When you’re not winning, everything is questioned. The appropriateness of the chant and its potential detrimental impact on results has been pondered. The ley lines of context and performance become meshed.

I still can’t sing the song. For whatever reason I find it too hard. But the last thing I want is for it to be viewed as anything other than a people’s showing of support and outpouring over such a tragic event.

All of this highlights the perplexity present here. Liverpool Football Club exists to both play and win football matches. It was, rightly or wrongly, the only solution in 1989 when they went on to win the FA Cup.

The overwhelming grief and loss felt by Hillsborough meant that nothing would compensate for the number of lives lost that day. For some, this event was enough to turn their back on football forever, such was the trauma they’d suffered.

But footballers only know football, and the cogs simply had to continue turning. 

That has been the case this season. There’s been a disjointed look to the Liverpool squad which lies with some of Slot’s selection choices.
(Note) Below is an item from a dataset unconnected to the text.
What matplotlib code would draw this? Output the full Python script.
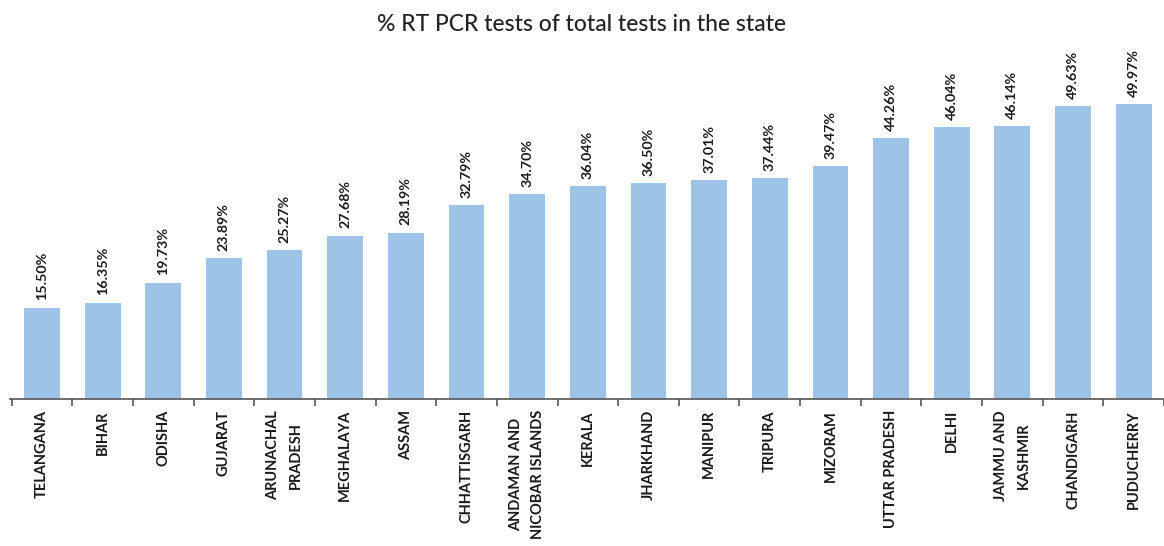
import numpy as np
import matplotlib.pyplot as plt

states = ["TELANGANA", "BIHAR", "ODISHA", "GUJARAT", "ARUNACHAL\nPRADESH",
          "MEGHALAYA", "ASSAM", "CHHATTISGARH", "ANDAMAN AND\nNICOBAR ISLANDS",
          "KERALA", "JHARKHAND", "MANIPUR", "TRIPURA", "MIZORAM",
          "UTTAR PRADESH", "DELHI", "JAMMU AND\nKASHMIR", "CHANDIGARH", "PUDUCHERRY"]
pct = [15.50, 16.35, 19.73, 23.89, 25.27, 27.68, 28.19, 32.79, 34.70,
       36.04, 36.50, 37.01, 37.44, 39.47, 44.26, 46.04, 46.14, 49.63, 49.97]

plt.rcParams['font.family'] = ['Lato', 'DejaVu Sans']

fig = plt.figure(figsize=(11.64, 5.46), dpi=100)
ax = fig.add_axes([0.009, 0.269, 0.991, 0.658])

x = np.arange(len(states))
ax.bar(x, pct, width=0.59, color='#9dc3e6')

for xi, v in zip(x, pct):
    ax.text(xi, v + 1.2, f"{v:.2f}%", rotation=90, ha='center', va='bottom',
            fontsize=10.3, fontweight='bold', color='#1a1a1a')

ax.set_xlim(-0.52, 18.5)
ax.set_ylim(0, 60.8)
for s in ['top', 'right', 'left']:
    ax.spines[s].set_visible(False)
ax.spines['bottom'].set_color('#555555')
ax.spines['bottom'].set_linewidth(1.2)
ax.set_yticks([])
ax.set_xticks([])
ax.set_xticks(np.arange(-0.5, len(states)), minor=True)
ax.tick_params(axis='x', which='minor', length=5, color='#555555', width=1.2)

# category labels: each line drawn on its own so wrapped lines are centred
renderer = fig.canvas.get_renderer()
lab = dict(rotation=90, ha='center', fontsize=10.5, fontweight='bold',
           color='#1a1a1a', xycoords=('data', 'axes fraction'),
           textcoords='offset points', annotation_clip=False)
top_pt = -8
gap_pt = 16
for xi, name in zip(x, states):
    lines = name.split("\n")
    n = len(lines)
    longest = max(lines, key=len)
    t = ax.annotate(longest, xy=(xi, 0), xytext=(0, top_pt), va='top', **lab)
    if n == 1:
        continue
    # measure the longest line and centre the others on it
    length_pt = t.get_window_extent(renderer).height * 72 / fig.dpi
    t.remove()
    for k, line in enumerate(lines):
        dx = (k - (n - 1) / 2) * gap_pt
        ax.annotate(line, xy=(xi, 0), xytext=(dx, top_pt - length_pt / 2),
                    va='center', **lab)

fig.text(0.5, 0.955, "% RT PCR tests of total tests in the state", ha='center',
         va='center', fontsize=16.5, fontweight='medium', color='#222222')

fig.savefig("out.png", dpi=100)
Certain players like Dominik Szoboszlai look fit, hungry and able to play three games a week. Others look lethargic and heavy (all the feelings grief can personify). 

Injuries have increased, further alluding to this lack of rhythm. When Jota died, one of the first things Slot said publicly was that players could train or not, play or not, depending on how they felt.

We don’t know how many of them took him up on that offer and therefore haven’t been able to attain peak levels. We can only imagine how hard entering this environment has been for new players that joined this summer.

Rightly, the football world has been kept in the dark. On Tuesday, Liverpool’s greatest left-back of the modern era, a man embodying humility and honesty, let us in ever-so-slightly to what he’s going through. The need to perform for club and country versus an insurmountable sense of loss.

Ultimately, what Robertson exposed so beautifully to the world is that he misses his mate. 

Something we can all surely empathise with.